> [Written exercise] Copy each line of the records that holds the string "this".

Excerpt from a dataset:

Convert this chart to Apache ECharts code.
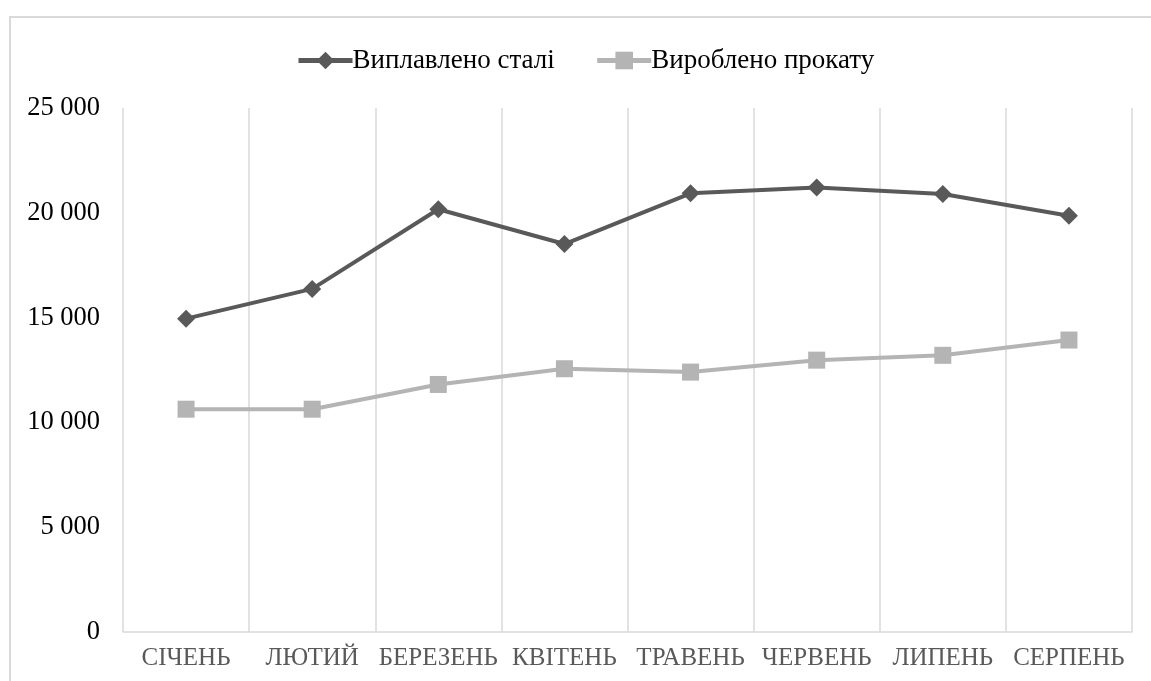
<!DOCTYPE html>
<html>
<head>
<meta charset="utf-8">
<script src="https://cdn.jsdelivr.net/npm/echarts@6/dist/echarts.min.js"></script>
<style>
html,body{margin:0;padding:0;background:#fff;}
#chart{width:1151px;height:681px;}
</style>
</head>
<body>
<div id="chart"></div>
<script>
const categories = ['СІЧЕНЬ','ЛЮТИЙ','БЕРЕЗЕНЬ','КВІТЕНЬ','ТРАВЕНЬ','ЧЕРВЕНЬ','ЛИПЕНЬ','СЕРПЕНЬ'];
const steel = [14950, 16370, 20170, 18510, 20930, 21210, 20900, 19860];
const rolled = [10630, 10630, 11810, 12560, 12400, 12970, 13200, 13930];
const seriesNames = ['Виплавлено сталі', 'Вироблено прокату'];
const yTicks = {min: 0, max: 25000, interval: 5000};

const font = '"Liberation Serif", "Times New Roman", serif';
const chart = echarts.init(document.getElementById('chart'));
chart.setOption({
  backgroundColor: '#fff',
  animation: false,
  graphic: [{
    type: 'rect', z: -10, silent: true,
    shape: {x: 10, y: 17, width: 1300, height: 800},
    style: {fill: 'none', stroke: '#d9d9d9', lineWidth: 2}
  }],
  legend: {
    top: 42, left: 291,
    itemWidth: 54, itemHeight: 22, itemGap: 40,
    lineStyle: {width: 5},
    textStyle: {fontFamily: font, fontSize: 27, color: '#000', padding: [0, 0, 0, -5]},
    data: seriesNames
  },
  grid: {left: 123, right: 19, top: 108, bottom: 49},
  xAxis: {
    type: 'category', data: categories, boundaryGap: true,
    axisLine: {lineStyle: {color: '#d9d9d9', width: 1.5}},
    axisTick: {show: false},
    splitLine: {show: true, lineStyle: {color: '#d9d9d9', width: 1.5}},
    axisLabel: {fontFamily: font, fontSize: 25, color: '#595959', margin: 14, interval: 0}
  },
  yAxis: {
    type: 'value', min: yTicks.min, max: yTicks.max, interval: yTicks.interval,
    axisLine: {show: false}, axisTick: {show: false},
    splitLine: {show: false},
    axisLabel: {
      fontFamily: font, fontSize: 26.5, color: '#000', margin: 23,
      formatter: v => String(v).replace(/\B(?=(\d{3})+(?!\d))/g, ' ')
    }
  },
  series: [{
    name: seriesNames[0], type: 'line', data: steel,
    symbol: 'diamond', symbolSize: 18,
    lineStyle: {color: '#595959', width: 4},
    itemStyle: {color: '#595959'}
  }, {
    name: seriesNames[1], type: 'line', data: rolled,
    symbol: 'rect', symbolSize: 17,
    lineStyle: {color: '#b4b4b4', width: 4},
    itemStyle: {color: '#b4b4b4'}
  }]
});
</script>
</body>
</html>
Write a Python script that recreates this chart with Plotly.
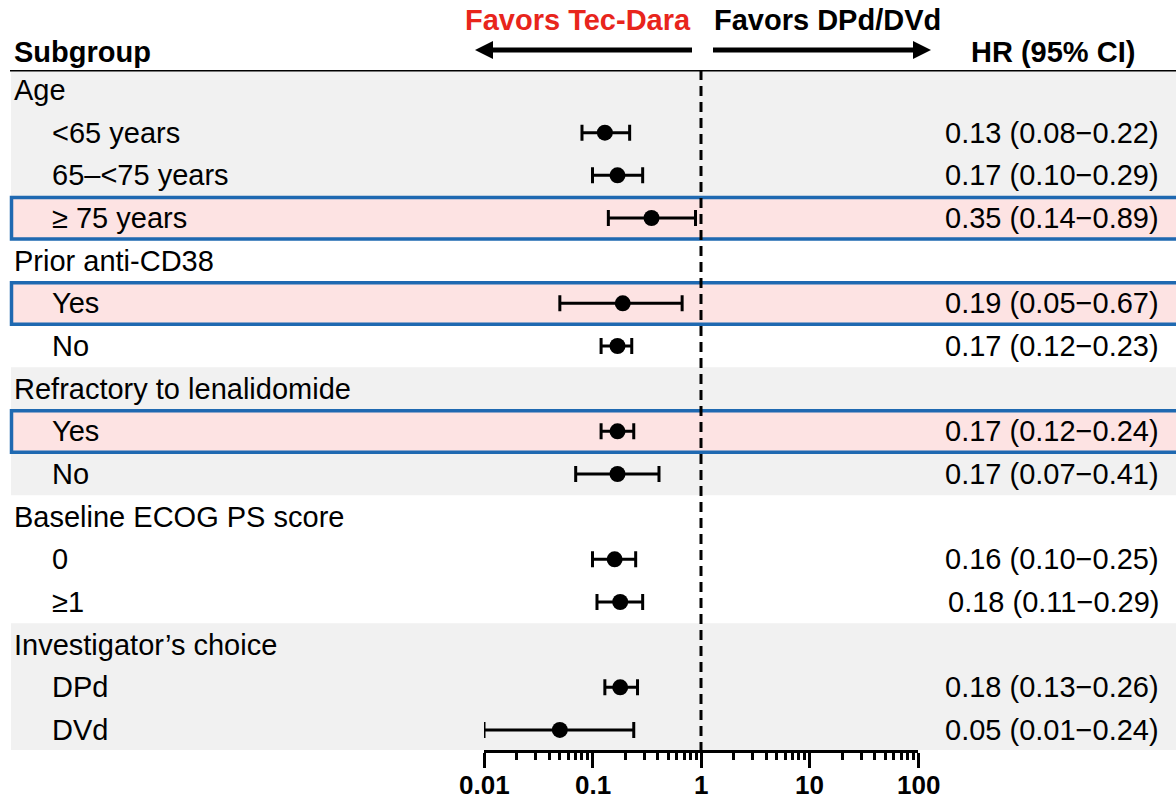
import math
import plotly.graph_objects as go

# ---------------- data ----------------
labels = ["Age", "<65 years", "65–<75 years", "≥ 75 years",
          "Prior anti-CD38", "Yes", "No",
          "Refractory to lenalidomide", "Yes", "No",
          "Baseline ECOG PS score", "0", "≥1",
          "Investigator’s choice", "DPd", "DVd"]
is_header = [True, False, False, False,
             True, False, False,
             True, False, False,
             True, False, False,
             True, False, False]
hr    = [None, 0.13, 0.17, 0.35, None, 0.19, 0.17, None, 0.17, 0.17, None, 0.16, 0.18, None, 0.18, 0.05]
lower = [None, 0.08, 0.10, 0.14, None, 0.05, 0.12, None, 0.12, 0.07, None, 0.10, 0.11, None, 0.13, 0.01]
upper = [None, 0.22, 0.29, 0.89, None, 0.67, 0.23, None, 0.24, 0.41, None, 0.25, 0.29, None, 0.26, 0.24]
highlight_rows = [3, 5, 8]
gray_groups = [(0, 3), (7, 9), (13, 15)]
tick_vals = [0.01, 0.1, 1, 10, 100]
tick_text = ["0.01", "0.1", "1", "10", "100"]

W, H = 1176, 801
FONT = "Liberation Sans, Arial, sans-serif"
FS = 29


def px(x):
    return x / W


def py(y):
    return 1 - y / H


rows = [i for i in range(len(labels)) if hr[i] is not None]
fig = go.Figure()
fig.add_trace(go.Scatter(
    x=[hr[i] for i in rows],
    y=rows,
    mode="markers",
    marker=dict(size=16, color="black"),
    error_x=dict(type="data", symmetric=False,
                 array=[upper[i] - hr[i] for i in rows],
                 arrayminus=[hr[i] - lower[i] for i in rows],
                 color="black", thickness=3, width=8),
    showlegend=False, hoverinfo="skip",
))

Y_TOP, Y_BOT = -0.47, 15.47
shapes = []
# gray bands
for a, b in gray_groups:
    shapes.append(dict(type="rect", xref="paper", yref="y",
                       x0=px(11), x1=1.0, y0=max(a - 0.5, Y_TOP), y1=min(b + 0.5, Y_BOT),
                       fillcolor="#f1f1f1", line=dict(width=0), layer="below"))
# highlighted rows
for r in highlight_rows:
    shapes.append(dict(type="rect", xref="paper", yref="y",
                       x0=px(11.5), x1=1.02, y0=r - 0.48, y1=r + 0.49,
                       fillcolor="#fde3e3", line=dict(color="#1f69b1", width=3.5), layer="below"))
# header line
shapes.append(dict(type="line", xref="paper", yref="y", x0=px(10), x1=1.0, y0=Y_TOP, y1=Y_TOP,
                   line=dict(color="black", width=3)))
# dashed reference line at HR = 1
shapes.append(dict(type="line", xref="x", yref="y", x0=1, x1=1, y0=Y_TOP, y1=Y_BOT,
                   line=dict(color="black", width=3, dash="10px,6px")))
# arrows
ya = py(50)
shapes.append(dict(type="line", xref="paper", yref="paper", x0=px(490), x1=px(692), y0=ya, y1=ya,
                   line=dict(color="black", width=5)))
shapes.append(dict(type="path", xref="paper", yref="paper",
                   path=f"M {px(475)} {ya} L {px(493)} {py(41)} L {px(493)} {py(59)} Z",
                   fillcolor="black", line=dict(width=0)))
shapes.append(dict(type="line", xref="paper", yref="paper", x0=px(713), x1=px(915), y0=ya, y1=ya,
                   line=dict(color="black", width=5)))
shapes.append(dict(type="path", xref="paper", yref="paper",
                   path=f"M {px(931)} {ya} L {px(913)} {py(41)} L {px(913)} {py(59)} Z",
                   fillcolor="black", line=dict(width=0)))

annotations = []
for i, lab in enumerate(labels):
    annotations.append(dict(xref="paper", yref="y", x=px(12 if is_header[i] else 50), y=i,
                            text=lab, showarrow=False, xanchor="left", yanchor="middle",
                            font=dict(family=FONT, size=FS, color="black")))
    if hr[i] is not None:
        txt = f"{hr[i]:.2f} ({lower[i]:.2f}\u2212{upper[i]:.2f})"
        annotations.append(dict(xref="paper", yref="y", x=px(1161), y=i,
                                text=txt, showarrow=False, xanchor="right", yanchor="middle",
                                font=dict(family=FONT, size=FS, color="black")))
# x-axis tick labels (annotations on a log axis take log10 positions)
for v, t in zip(tick_vals, tick_text):
    annotations.append(dict(xref="x", yref="paper", x=math.log10(v), y=py(785), text=f"<b>{t}</b>",
                            showarrow=False, xanchor="center", yanchor="middle",
                            font=dict(family=FONT, size=26, color="black")))
annotations += [
    dict(xref="paper", yref="paper", x=px(12), y=py(52), text="<b>Subgroup</b>", showarrow=False,
         xanchor="left", yanchor="middle", font=dict(family=FONT, size=FS, color="black")),
    dict(xref="paper", yref="paper", x=px(969), y=py(52), text="<b>HR (95% CI)</b>", showarrow=False,
         xanchor="left", yanchor="middle", font=dict(family=FONT, size=FS, color="black")),
    dict(xref="paper", yref="paper", x=px(693), y=py(20), text="<b>Favors Tec-Dara</b>", showarrow=False,
         xanchor="right", yanchor="middle", font=dict(family=FONT, size=FS, color="#e8251c")),
    dict(xref="paper", yref="paper", x=px(712), y=py(20), text="<b>Favors DPd/DVd</b>", showarrow=False,
         xanchor="left", yanchor="middle", font=dict(family=FONT, size=FS, color="black")),
]

minor_vals = [m * 10 ** e for e in (-2, -1, 0, 1) for m in range(2, 10)]

fig.update_layout(
    width=W, height=H, autosize=False,
    margin=dict(l=0, r=0, t=0, b=0, pad=0, autoexpand=False),
    paper_bgcolor="white", plot_bgcolor="rgba(0,0,0,0)",
    shapes=shapes, annotations=annotations,
    xaxis=dict(type="log", range=[-2, 2], domain=[px(484), px(918)],
               showline=True, linecolor="black", linewidth=3,
               ticks="outside", ticklen=15, tickwidth=3, tickcolor="black",
               tickvals=tick_vals, showticklabels=False,
               minor=dict(ticks="outside", ticklen=7, tickwidth=3, tickcolor="black",
                          tickvals=minor_vals, showgrid=False),
               showgrid=False, zeroline=False, fixedrange=True, automargin=False),
    yaxis=dict(range=[Y_BOT, Y_TOP], domain=[py(750), py(70)], visible=False,
               showgrid=False, zeroline=False, fixedrange=True, automargin=False),
)

fig.write_html(
    "out.html",
    config={"responsive": False, "displayModeBar": False},
    post_script="document.body.style.margin='0';document.body.style.overflow='hidden';",
)
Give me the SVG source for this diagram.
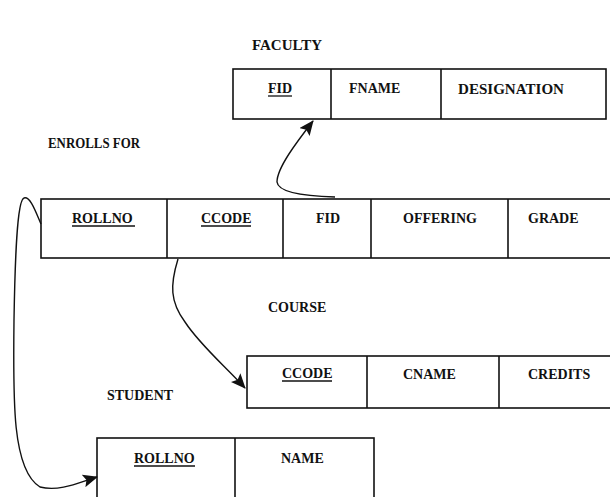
<svg xmlns="http://www.w3.org/2000/svg" width="610" height="497" viewBox="0 0 610 497">
<style>
.t{font-family:"Liberation Serif","Times New Roman",serif;font-size:14px;font-weight:bold;fill:#111}
.box{fill:none;stroke:#111;stroke-width:1.6}
.div{stroke:#111;stroke-width:1.6}
.u{stroke:#111;stroke-width:1.3}
.c{fill:none;stroke:#111;stroke-width:1.4}
</style>
<defs>
<marker id="ah" markerUnits="userSpaceOnUse" markerWidth="15" markerHeight="13" refX="14" refY="6.5" orient="auto">
<path d="M0,0 L15,6.5 L0,13 L3,6.5 Z" fill="#111"/>
</marker>
</defs>
<rect width="610" height="497" fill="#fff"/>
<g id="labels">
<text class="t" x="252" y="50" textLength="70" lengthAdjust="spacingAndGlyphs">FACULTY</text>
<text class="t" x="48" y="148" textLength="92" lengthAdjust="spacingAndGlyphs">ENROLLS FOR</text>
<text class="t" x="268" y="312">COURSE</text>
<text class="t" x="107" y="400">STUDENT</text>
</g>
<g id="faculty">
<rect class="box" x="233" y="69" width="373" height="50"/>
<line class="div" x1="331" y1="69" x2="331" y2="119"/>
<line class="div" x1="441" y1="69" x2="441" y2="119"/>
<text class="t" x="268" y="93">FID</text>
<line class="u" x1="268" y1="96" x2="292" y2="96"/>
<text class="t" x="349" y="93">FNAME</text>
<text class="t" x="458" y="94" textLength="106" lengthAdjust="spacingAndGlyphs">DESIGNATION</text>
</g>
<g id="enrolls">
<rect class="box" x="41" y="199" width="570" height="59"/>
<line class="div" x1="167" y1="199" x2="167" y2="258"/>
<line class="div" x1="283" y1="199" x2="283" y2="258"/>
<line class="div" x1="371" y1="199" x2="371" y2="258"/>
<line class="div" x1="508" y1="199" x2="508" y2="258"/>
<text class="t" x="72" y="223">ROLLNO</text>
<line class="u" x1="72" y1="226" x2="135" y2="226"/>
<text class="t" x="201" y="223">CCODE</text>
<line class="u" x1="201" y1="226" x2="251" y2="226"/>
<text class="t" x="316" y="223">FID</text>
<text class="t" x="403" y="223">OFFERING</text>
<text class="t" x="528" y="223">GRADE</text>
</g>
<g id="course">
<rect class="box" x="247" y="356" width="364" height="52"/>
<line class="div" x1="367" y1="356" x2="367" y2="408"/>
<line class="div" x1="499" y1="356" x2="499" y2="408"/>
<text class="t" x="282" y="378">CCODE</text>
<line class="u" x1="282" y1="381" x2="332" y2="381"/>
<text class="t" x="403" y="379">CNAME</text>
<text class="t" x="528" y="379">CREDITS</text>
</g>
<g id="student">
<rect class="box" x="97" y="438" width="277" height="80"/>
<line class="div" x1="235" y1="438" x2="235" y2="518"/>
<text class="t" x="134" y="463">ROLLNO</text>
<line class="u" x1="134" y1="466" x2="195" y2="466"/>
<text class="t" x="281" y="463">NAME</text>
</g>
<g id="connectors">
<path class="c" d="M335,197 C300,196 278,192 277,182 C277,168 296,143 313,121" marker-end="url(#ah)"/>
<path class="c" d="M178,259 C170,285 170,302 185,322 C200,345 225,366 245,388" marker-end="url(#ah)"/>
<path class="c" d="M41,224 C35,210 30,196 24,198 C17,200 15,260 14,320 C13,400 12,470 40,487 C60,492 80,482 97,477" marker-end="url(#ah)"/>
</g>
</svg>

> [Full response]
Convert this chart to Apache ECharts code.
Write a Python script that recreates this chart with Plotly.
Give me the SVG source for this diagram.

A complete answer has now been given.